While I was struggling to come up with this particular recipe post, a thought came into my head. Keep it simple. Hmmm. Food for thought, a thought for food??! Now, I've always preferred things to be simple, in food, in style, in life. Yet, thanks to a culture filled with food porn and dishes being created just so people can "get the shot" (not actually eat them, because, like who actually would order something to eat, weird...), the pressure to create some wow-factor dish is higher than ever. In the midst of all that, simple food has gotten lost. But not today, my friends, not today. I'm bringing simple back, because let's be real, whether it's me creating food for my job or you cooking dinner for your family, simple, not fancy, is what gets the job done (quite literally for me). Simple is fresh, simple is easy, simple is healthy, simple is tasty. Simple lets true flavors shine in a manner that isn't complex or stuffy or smothered in 20 cheeses (although I do love at least 20 kinds of cheese). Simple is kind to our schedules, our lack of sleep, our inability to find any more time in our already-packed days. Simply put, we all need simple in our lives.

It's with that in mind that this simple recipe was born (ironic that it took me a whole long complicated post to tell you something so simple). A favorite fall vegetable merely roasted and topped with a few things I had on hand (and I bet you do, too). The resulting dish, roasted butternut squash with feta, pistachios and cranberries, is nothing complicated, nor is it filled with special ingredients. However, it's warm and comforting and full of the flavors of fall, and though it may be simple enough for a weeknight meal, the tastes remind you that simple is anything but.


INGREDIENTS

  • 1 medium butternut squash

  • 1/2-3/4 teaspoon herbs de provence

  • Olive oil

  • Salt (I like using Maldon sea salt flakes)

  • 1/3 cup feta cheese

  • 2 tablespoons cranberries (can use dried cherries or chopped dates instead)

  • 2 tablespoons pistachios (can be replaced with another nut such as pine nuts, walnuts, almonds, etc or even roasted pumpkin seeds)

INSTRUCTIONS

  1. Preheat oven to 425 degrees.

  2. Peel, remove seeds and cut the butternut squash into cubes.
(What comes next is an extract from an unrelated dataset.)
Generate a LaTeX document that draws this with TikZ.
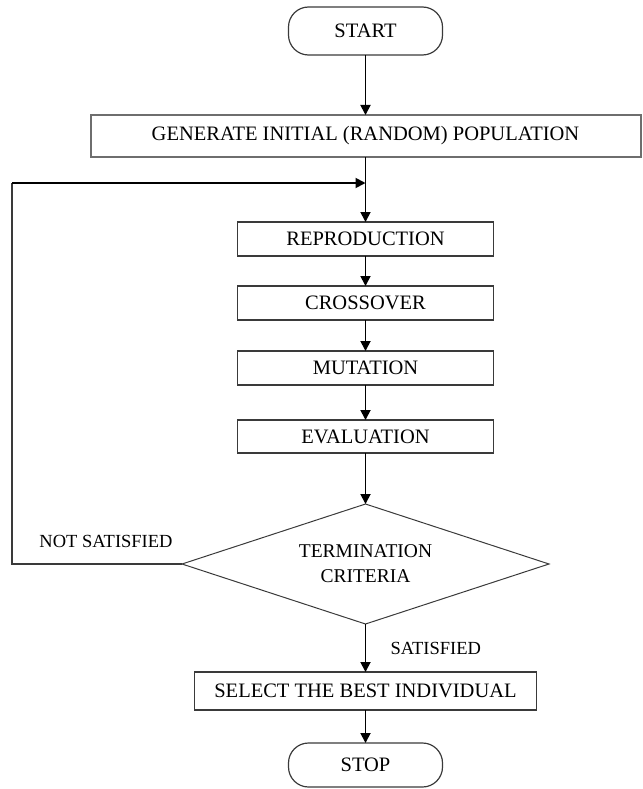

Spread out in a single layer on a baking sheet. Drizzle generously with olive, sprinkle with herbs de provence and season with salt. Bake for 20 minutes, stir, then continue baking for 5-10 more minutes, or until you can easily pierce the squash with a knife.

  3. Remove from the oven and sprinkle with additional oil and salt (if desired) as well as the feta cheese, cranberries and pistachios. Serve immediately as a side dish, or on top of a bed of greens as a lunch or lighter main dish.

  4. Store leftovers in an airtight container in the refrigerator for up to 2 days.

NOTES

  • To make this recipe vegan, simply omit the feta cheese. If you would like a replacement option, try drizzling a tablespoon or two of tahini on instead.

  • For something extra fancy, try using butternut squash seed oil in place of the olive oil.